Task to carry out:
Return the material exactly as supplied, apart from the pictures, which are omitted.

•••••

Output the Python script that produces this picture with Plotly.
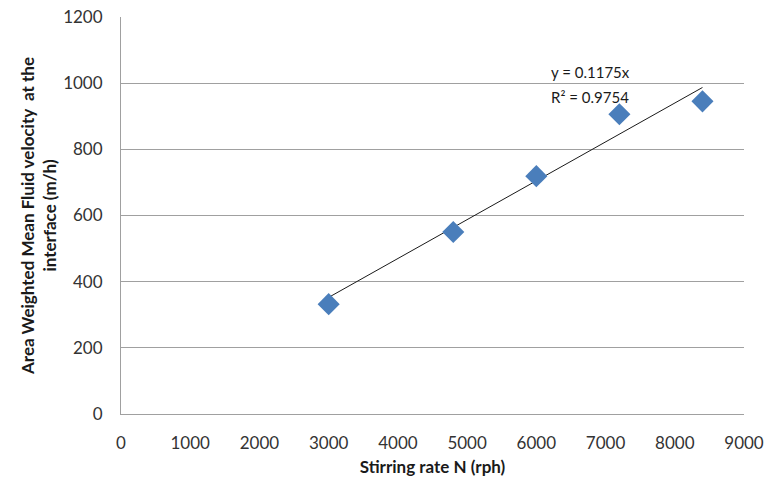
import plotly.graph_objects as go

stirring_rate = [3000, 4800, 6000, 7200, 8400]
velocity = [332, 550, 719, 906, 945]
slope = 0.1175
r2 = 0.9754
trend_x = [3000, 8400]
trend_y = [slope * v for v in trend_x]

x_ticks = list(range(0, 9001, 1000))
y_ticks = list(range(0, 1201, 200))

font_family = "Lato, Open Sans, sans-serif"

fig = go.Figure()
fig.add_trace(go.Scatter(
    x=trend_x, y=trend_y, mode="lines",
    line=dict(color="#1a1a1a", width=1), showlegend=False, hoverinfo="skip"))
fig.add_trace(go.Scatter(
    x=stirring_rate, y=velocity, mode="markers",
    marker=dict(symbol="diamond", size=17, color="#4A7EBB", line=dict(width=0)),
    showlegend=False))

fig.add_annotation(
    x=6180, y=1033, xref="x", yref="y", xanchor="left", yanchor="middle",
    text=f"y = {slope}x", showarrow=False,
    font=dict(family=font_family, size=15, color="#1a1a1a"))
fig.add_annotation(
    x=6180, y=958, xref="x", yref="y", xanchor="left", yanchor="middle",
    text=f"R² = {r2}", showarrow=False,
    font=dict(family=font_family, size=15, color="#1a1a1a"))

fig.update_layout(
    width=766, height=484,
    margin=dict(l=121, r=22, t=17, b=70, autoexpand=False),
    paper_bgcolor="white", plot_bgcolor="white",
    font=dict(family=font_family, size=17, color="#333333"),
    xaxis=dict(
        range=[0, 9000], tickvals=x_ticks, showgrid=False, zeroline=False,
        showline=True, linecolor="#A0A0A0", linewidth=1, ticks="",
        automargin=False, ticklabelstandoff=14, ticklabeloverflow="allow",
        title=dict(text="<b>Stirring rate N (rph)</b>", font=dict(size=17, color="#1a1a1a"), standoff=8),
        tickfont=dict(size=17, color="#333333")),
    yaxis=dict(
        range=[0, 1200], tickvals=y_ticks, showgrid=True, gridcolor="#A0A0A0", gridwidth=1,
        zeroline=False, showline=True, linecolor="#A0A0A0", linewidth=1, ticks="",
        automargin=False, ticklabelstandoff=14, ticklabeloverflow="allow",
        title=dict(text="<b>Area Weighted Mean Fluid velocity  at the<br>interface (m/h)</b>",
                   font=dict(size=17, color="#1a1a1a"), standoff=2),
        tickfont=dict(size=17, color="#333333")),
)

fig.write_html(
    "out.html",
    config={"displayModeBar": False},
    post_script="document.body.style.margin='0px';document.body.style.overflow='hidden';",
)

•••••

Expected answer:
Output the Python script that produces this picture with Plotly.
import plotly.graph_objects as go

stirring_rate = [3000, 4800, 6000, 7200, 8400]
velocity = [332, 550, 719, 906, 945]
slope = 0.1175
r2 = 0.9754
trend_x = [3000, 8400]
trend_y = [slope * v for v in trend_x]

x_ticks = list(range(0, 9001, 1000))
y_ticks = list(range(0, 1201, 200))

font_family = "Lato, Open Sans, sans-serif"

fig = go.Figure()
fig.add_trace(go.Scatter(
    x=trend_x, y=trend_y, mode="lines",
    line=dict(color="#1a1a1a", width=1), showlegend=False, hoverinfo="skip"))
fig.add_trace(go.Scatter(
    x=stirring_rate, y=velocity, mode="markers",
    marker=dict(symbol="diamond", size=17, color="#4A7EBB", line=dict(width=0)),
    showlegend=False))

fig.add_annotation(
    x=6180, y=1033, xref="x", yref="y", xanchor="left", yanchor="middle",
    text=f"y = {slope}x", showarrow=False,
    font=dict(family=font_family, size=15, color="#1a1a1a"))
fig.add_annotation(
    x=6180, y=958, xref="x", yref="y", xanchor="left", yanchor="middle",
    text=f"R² = {r2}", showarrow=False,
    font=dict(family=font_family, size=15, color="#1a1a1a"))

fig.update_layout(
    width=766, height=484,
    margin=dict(l=121, r=22, t=17, b=70, autoexpand=False),
    paper_bgcolor="white", plot_bgcolor="white",
    font=dict(family=font_family, size=17, color="#333333"),
    xaxis=dict(
        range=[0, 9000], tickvals=x_ticks, showgrid=False, zeroline=False,
        showline=True, linecolor="#A0A0A0", linewidth=1, ticks="",
        automargin=False, ticklabelstandoff=14, ticklabeloverflow="allow",
        title=dict(text="<b>Stirring rate N (rph)</b>", font=dict(size=17, color="#1a1a1a"), standoff=8),
        tickfont=dict(size=17, color="#333333")),
    yaxis=dict(
        range=[0, 1200], tickvals=y_ticks, showgrid=True, gridcolor="#A0A0A0", gridwidth=1,
        zeroline=False, showline=True, linecolor="#A0A0A0", linewidth=1, ticks="",
        automargin=False, ticklabelstandoff=14, ticklabeloverflow="allow",
        title=dict(text="<b>Area Weighted Mean Fluid velocity  at the<br>interface (m/h)</b>",
                   font=dict(size=17, color="#1a1a1a"), standoff=2),
        tickfont=dict(size=17, color="#333333")),
)

fig.write_html(
    "out.html",
    config={"displayModeBar": False},
    post_script="document.body.style.margin='0px';document.body.style.overflow='hidden';",
)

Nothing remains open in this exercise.